Records
....................
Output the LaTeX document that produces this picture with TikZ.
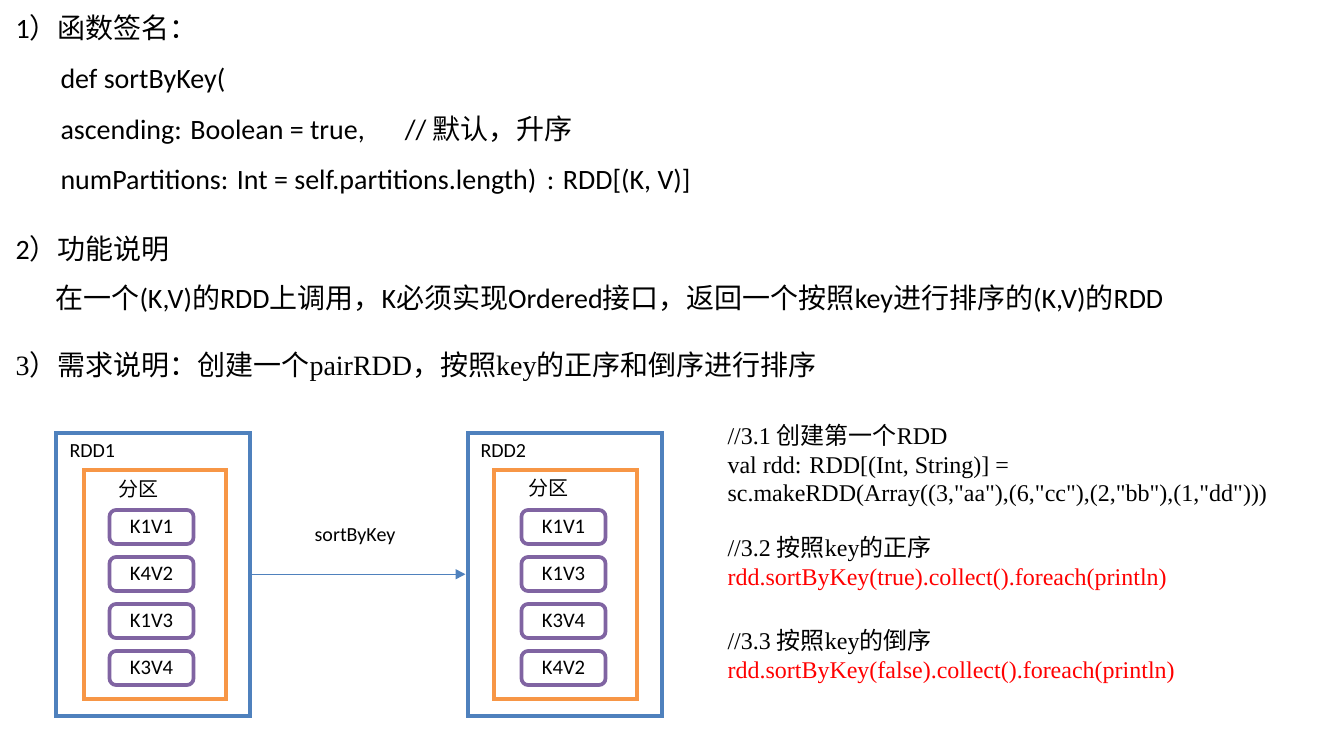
\documentclass[tikz,border=0pt]{standalone}
\usepackage{fontspec}
\setmainfont{Carlito}
\newfontfamily\cjk{Noto Sans CJK SC}
\newfontfamily\tnr{Liberation Serif}
\usetikzlibrary{arrows.meta}
\newcommand{\zhtxt}[1]{{\cjk #1}}
\definecolor{rddblue}{RGB}{79,129,189}
\definecolor{partorange}{RGB}{247,150,70}
\definecolor{kvpurple}{RGB}{128,100,162}

\tikzset{every picture/.style={line width=0.75pt}}
\tikzset{
  body/.style={anchor=base west, inner sep=0pt, font=\fontsize{21}{25}\selectfont},
  code/.style={anchor=base west, inner sep=0pt, font=\tnr\fontsize{18}{21}\selectfont},
  lbl/.style={anchor=base west, inner sep=0pt, font=\fontsize{15}{18}\selectfont},
  rddbox/.style={draw=rddblue, line width=3pt, minimum width=145.5pt, minimum height=212.5pt, inner sep=0pt},
  partbox/.style={draw=partorange, line width=3pt, minimum width=107pt, minimum height=172pt, inner sep=0pt},
  kvbox/.style={draw=kvpurple, line width=2.8pt, rounded corners=5pt, minimum width=63pt, minimum height=25.5pt, inner sep=0pt, font=\fontsize{15.5}{18}\selectfont},
}

\begin{document}
\begin{tikzpicture}[x=0.75pt,y=0.75pt,yscale=-1,xscale=1]
	\useasboundingbox (0,0) rectangle (1338,730);

	% Text Node
	\node [body] (head1) at (15,39) {1\zhtxt{）函数签名：}};
	% Text Node
	\node [body] (sig1) at (60,89) {def sortByKey(};
	% Text Node
	\node [body] (sig2) at (60,140) {ascending: Boolean = true,\hspace{30pt}// \zhtxt{默认，升序}};
	% Text Node
	\node [body] (sig3) at (60,190) {numPartitions: Int = self.partitions.length)\hspace{8pt}: RDD[(K, V)]};
	% Text Node
	\node [body] (head2) at (15,260) {2\zhtxt{）功能说明}};
	% Text Node
	\node [body] (desc) at (55,309) {\zhtxt{在一个}(K,V)\zhtxt{的}RDD\zhtxt{上调用，}K\zhtxt{必须实现}Ordered\zhtxt{接口，返回一个按照}key\zhtxt{进行排序的}(K,V)\zhtxt{的}RDD};
	% Text Node
	\node [body] (head3) at (15,376) {\tnr 3\zhtxt{）需求说明：创建一个}pairRDD\zhtxt{，按照}key\zhtxt{的正序和倒序进行排序}};

	%Shape: Rectangle [id:rdd1]
	\node [rddbox] (rdd1) at (153,574.25) {};
	%Shape: Rectangle [id:part1]
	\node [partbox] (part1) at (155,584.5) {};
	% Text Node
	\node [lbl] (rdd1lbl) at (69,458) {RDD1};
	% Text Node
	\node [lbl] (part1lbl) at (118,496) {\zhtxt{分区}};
	%Rounded Rect [id:kva1]
	\node [kvbox] (kva1) at (151.5,527) {K1V1};
	%Rounded Rect [id:kva2]
	\node [kvbox] (kva2) at (151.5,574) {K4V2};
	%Rounded Rect [id:kva3]
	\node [kvbox] (kva3) at (151.5,621) {K1V3};
	%Rounded Rect [id:kva4]
	\node [kvbox] (kva4) at (151.5,668) {K3V4};

	%Shape: Rectangle [id:rdd2]
	\node [rddbox] (rdd2) at (564.5,574.25) {};
	%Shape: Rectangle [id:part2]
	\node [partbox] (part2) at (565.5,584.5) {};
	% Text Node
	\node [lbl] (rdd2lbl) at (480,458) {RDD2};
	% Text Node
	\node [lbl] (part2lbl) at (528,495) {\zhtxt{分区}};
	%Rounded Rect [id:kvb1]
	\node [kvbox] (kvb1) at (563.5,527) {K1V1};
	%Rounded Rect [id:kvb2]
	\node [kvbox] (kvb2) at (563.5,574) {K1V3};
	%Rounded Rect [id:kvb3]
	\node [kvbox] (kvb3) at (563.5,621) {K3V4};
	%Rounded Rect [id:kvb4]
	\node [kvbox] (kvb4) at (563.5,668) {K4V2};

	%Straight Lines [id:sortarrow]
	\draw [draw=rddblue, line width=1.1pt, -{Triangle[length=7.5pt,width=7.5pt]}] (rdd1.east) -- (rdd2.west);
	% Text Node
	\node [font=\fontsize{15}{18}\selectfont, inner sep=0pt] (sortlbl) at (355,537) {sortByKey};

	% Text Node
	\node [code] (c1) at (727,445) {//3.1 \zhtxt{创建第一个}RDD};
	% Text Node
	\node [code] (c2) at (727,474) {val rdd: RDD[(Int, String)] =};
	% Text Node
	\node [code] (c3) at (727,502) {sc.makeRDD(Array((3,"aa"),(6,"cc"),(2,"bb"),(1,"dd")))};
	% Text Node
	\node [code] (c4) at (727,556) {//3.2 \zhtxt{按照}key\zhtxt{的正序}};
	% Text Node
	\node [code, text=red] (c5) at (727,585) {rdd.sortByKey(true).collect().foreach(println)};
	% Text Node
	\node [code] (c6) at (727,649) {//3.3 \zhtxt{按照}key\zhtxt{的倒序}};
	% Text Node
	\node [code, text=red] (c7) at (727,678) {rdd.sortByKey(false).collect().foreach(println)};

\end{tikzpicture}
\end{document}
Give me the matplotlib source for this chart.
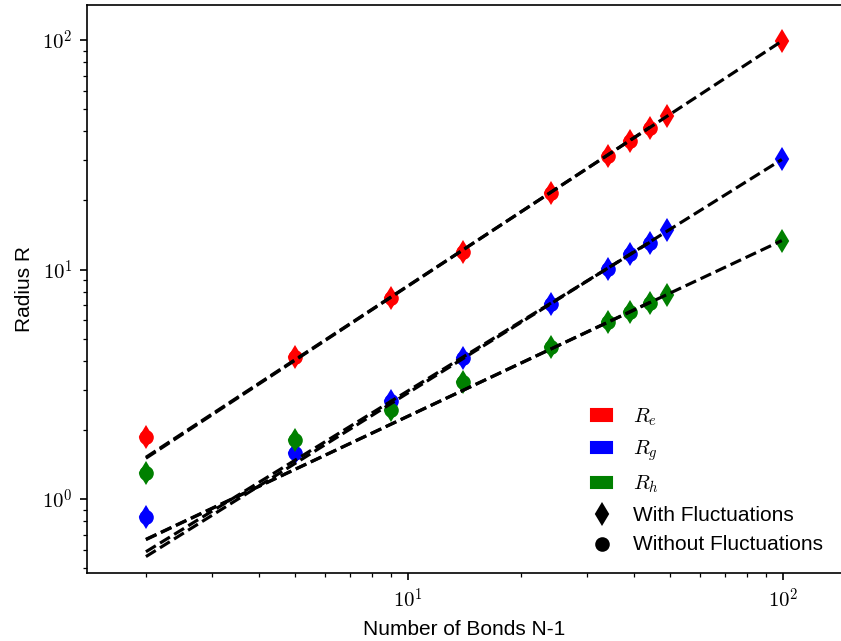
....................
What you should do: Transcribe the material exactly, leaving every picture out.

Exercise solution:
Output the LaTeX document that produces this picture with TikZ.
\documentclass[tikz,border=0pt]{standalone}
\usepackage{fontspec}
\setmainfont{Carlito}
\newfontfamily\cjk{Noto Sans CJK SC}
\newfontfamily\tnr{Liberation Serif}
\usetikzlibrary{arrows.meta}
\newcommand{\zhtxt}[1]{{\cjk #1}}
\definecolor{rddblue}{RGB}{79,129,189}
\definecolor{partorange}{RGB}{247,150,70}
\definecolor{kvpurple}{RGB}{128,100,162}

\tikzset{every picture/.style={line width=0.75pt}}
\tikzset{
  body/.style={anchor=base west, inner sep=0pt, font=\fontsize{21}{25}\selectfont},
  code/.style={anchor=base west, inner sep=0pt, font=\tnr\fontsize{18}{21}\selectfont},
  lbl/.style={anchor=base west, inner sep=0pt, font=\fontsize{15}{18}\selectfont},
  rddbox/.style={draw=rddblue, line width=3pt, minimum width=145.5pt, minimum height=212.5pt, inner sep=0pt},
  partbox/.style={draw=partorange, line width=3pt, minimum width=107pt, minimum height=172pt, inner sep=0pt},
  kvbox/.style={draw=kvpurple, line width=2.8pt, rounded corners=5pt, minimum width=63pt, minimum height=25.5pt, inner sep=0pt, font=\fontsize{15.5}{18}\selectfont},
}

\begin{document}
\begin{tikzpicture}[x=0.75pt,y=0.75pt,yscale=-1,xscale=1]
	\useasboundingbox (0,0) rectangle (1338,730);

	% Text Node
	\node [body] (head1) at (15,39) {1\zhtxt{）函数签名：}};
	% Text Node
	\node [body] (sig1) at (60,89) {def sortByKey(};
	% Text Node
	\node [body] (sig2) at (60,140) {ascending: Boolean = true,\hspace{30pt}// \zhtxt{默认，升序}};
	% Text Node
	\node [body] (sig3) at (60,190) {numPartitions: Int = self.partitions.length)\hspace{8pt}: RDD[(K, V)]};
	% Text Node
	\node [body] (head2) at (15,260) {2\zhtxt{）功能说明}};
	% Text Node
	\node [body] (desc) at (55,309) {\zhtxt{在一个}(K,V)\zhtxt{的}RDD\zhtxt{上调用，}K\zhtxt{必须实现}Ordered\zhtxt{接口，返回一个按照}key\zhtxt{进行排序的}(K,V)\zhtxt{的}RDD};
	% Text Node
	\node [body] (head3) at (15,376) {\tnr 3\zhtxt{）需求说明：创建一个}pairRDD\zhtxt{，按照}key\zhtxt{的正序和倒序进行排序}};

	%Shape: Rectangle [id:rdd1]
	\node [rddbox] (rdd1) at (153,574.25) {};
	%Shape: Rectangle [id:part1]
	\node [partbox] (part1) at (155,584.5) {};
	% Text Node
	\node [lbl] (rdd1lbl) at (69,458) {RDD1};
	% Text Node
	\node [lbl] (part1lbl) at (118,496) {\zhtxt{分区}};
	%Rounded Rect [id:kva1]
	\node [kvbox] (kva1) at (151.5,527) {K1V1};
	%Rounded Rect [id:kva2]
	\node [kvbox] (kva2) at (151.5,574) {K4V2};
	%Rounded Rect [id:kva3]
	\node [kvbox] (kva3) at (151.5,621) {K1V3};
	%Rounded Rect [id:kva4]
	\node [kvbox] (kva4) at (151.5,668) {K3V4};

	%Shape: Rectangle [id:rdd2]
	\node [rddbox] (rdd2) at (564.5,574.25) {};
	%Shape: Rectangle [id:part2]
	\node [partbox] (part2) at (565.5,584.5) {};
	% Text Node
	\node [lbl] (rdd2lbl) at (480,458) {RDD2};
	% Text Node
	\node [lbl] (part2lbl) at (528,495) {\zhtxt{分区}};
	%Rounded Rect [id:kvb1]
	\node [kvbox] (kvb1) at (563.5,527) {K1V1};
	%Rounded Rect [id:kvb2]
	\node [kvbox] (kvb2) at (563.5,574) {K1V3};
	%Rounded Rect [id:kvb3]
	\node [kvbox] (kvb3) at (563.5,621) {K3V4};
	%Rounded Rect [id:kvb4]
	\node [kvbox] (kvb4) at (563.5,668) {K4V2};

	%Straight Lines [id:sortarrow]
	\draw [draw=rddblue, line width=1.1pt, -{Triangle[length=7.5pt,width=7.5pt]}] (rdd1.east) -- (rdd2.west);
	% Text Node
	\node [font=\fontsize{15}{18}\selectfont, inner sep=0pt] (sortlbl) at (355,537) {sortByKey};

	% Text Node
	\node [code] (c1) at (727,445) {//3.1 \zhtxt{创建第一个}RDD};
	% Text Node
	\node [code] (c2) at (727,474) {val rdd: RDD[(Int, String)] =};
	% Text Node
	\node [code] (c3) at (727,502) {sc.makeRDD(Array((3,"aa"),(6,"cc"),(2,"bb"),(1,"dd")))};
	% Text Node
	\node [code] (c4) at (727,556) {//3.2 \zhtxt{按照}key\zhtxt{的正序}};
	% Text Node
	\node [code, text=red] (c5) at (727,585) {rdd.sortByKey(true).collect().foreach(println)};
	% Text Node
	\node [code] (c6) at (727,649) {//3.3 \zhtxt{按照}key\zhtxt{的倒序}};
	% Text Node
	\node [code, text=red] (c7) at (727,678) {rdd.sortByKey(false).collect().foreach(println)};

\end{tikzpicture}
\end{document}
Give me the matplotlib source for this chart.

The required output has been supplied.